* What is expected: Leaving out the pictures, retype the lines from the beginning of the listing through the line containing "import plotly.graph_objects as go".

* Start Information provided *

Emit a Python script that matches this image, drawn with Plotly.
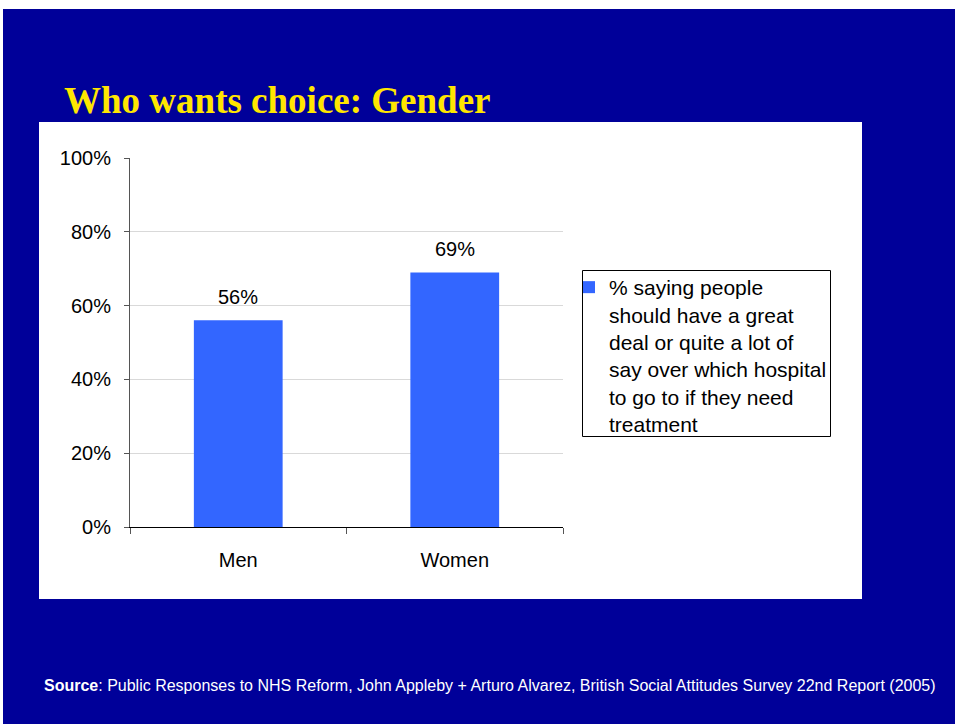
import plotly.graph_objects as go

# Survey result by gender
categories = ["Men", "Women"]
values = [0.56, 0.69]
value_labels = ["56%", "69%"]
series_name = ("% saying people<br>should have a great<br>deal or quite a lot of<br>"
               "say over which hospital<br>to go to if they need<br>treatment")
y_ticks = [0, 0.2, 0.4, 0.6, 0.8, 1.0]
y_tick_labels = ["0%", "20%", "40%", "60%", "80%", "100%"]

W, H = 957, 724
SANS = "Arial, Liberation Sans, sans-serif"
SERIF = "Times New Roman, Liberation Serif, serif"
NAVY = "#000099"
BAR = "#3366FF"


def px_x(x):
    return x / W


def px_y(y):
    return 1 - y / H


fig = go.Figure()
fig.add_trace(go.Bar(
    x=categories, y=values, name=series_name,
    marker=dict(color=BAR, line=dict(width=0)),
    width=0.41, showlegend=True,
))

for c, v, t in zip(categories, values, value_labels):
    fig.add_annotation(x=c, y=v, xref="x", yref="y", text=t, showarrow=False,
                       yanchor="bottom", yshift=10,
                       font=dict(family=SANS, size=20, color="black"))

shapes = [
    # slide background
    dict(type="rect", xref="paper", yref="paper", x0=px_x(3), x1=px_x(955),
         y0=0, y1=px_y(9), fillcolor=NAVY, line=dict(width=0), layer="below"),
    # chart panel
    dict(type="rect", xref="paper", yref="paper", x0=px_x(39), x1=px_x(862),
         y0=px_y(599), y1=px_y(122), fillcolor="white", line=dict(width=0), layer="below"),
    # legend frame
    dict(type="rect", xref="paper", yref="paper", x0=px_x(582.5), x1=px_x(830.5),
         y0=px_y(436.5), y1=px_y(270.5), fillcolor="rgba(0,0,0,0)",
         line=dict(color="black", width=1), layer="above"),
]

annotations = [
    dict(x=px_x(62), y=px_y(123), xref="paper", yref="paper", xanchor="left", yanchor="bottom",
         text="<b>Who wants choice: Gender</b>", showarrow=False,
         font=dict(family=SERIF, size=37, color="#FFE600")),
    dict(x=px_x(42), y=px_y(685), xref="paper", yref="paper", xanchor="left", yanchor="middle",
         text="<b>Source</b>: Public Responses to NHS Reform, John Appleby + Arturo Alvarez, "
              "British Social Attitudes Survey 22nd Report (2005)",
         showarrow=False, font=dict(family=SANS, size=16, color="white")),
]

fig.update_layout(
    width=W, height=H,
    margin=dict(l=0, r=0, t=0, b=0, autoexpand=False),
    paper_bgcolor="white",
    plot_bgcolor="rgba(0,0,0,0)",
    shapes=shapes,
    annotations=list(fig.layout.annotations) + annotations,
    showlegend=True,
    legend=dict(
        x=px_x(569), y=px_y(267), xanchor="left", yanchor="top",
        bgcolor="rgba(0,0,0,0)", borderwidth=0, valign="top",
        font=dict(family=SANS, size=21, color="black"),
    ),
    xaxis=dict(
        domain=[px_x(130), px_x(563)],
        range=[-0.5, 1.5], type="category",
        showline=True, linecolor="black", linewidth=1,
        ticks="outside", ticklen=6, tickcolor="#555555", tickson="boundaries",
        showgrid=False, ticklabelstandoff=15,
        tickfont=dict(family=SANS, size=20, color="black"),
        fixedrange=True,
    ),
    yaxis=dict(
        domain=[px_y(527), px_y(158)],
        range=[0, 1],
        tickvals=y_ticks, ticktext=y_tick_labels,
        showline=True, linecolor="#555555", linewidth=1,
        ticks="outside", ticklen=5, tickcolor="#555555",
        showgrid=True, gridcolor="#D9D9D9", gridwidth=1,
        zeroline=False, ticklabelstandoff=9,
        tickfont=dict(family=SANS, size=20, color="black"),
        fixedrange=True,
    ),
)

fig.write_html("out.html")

* End Information provided *

* Finished answer:
Emit a Python script that matches this image, drawn with Plotly.
import plotly.graph_objects as go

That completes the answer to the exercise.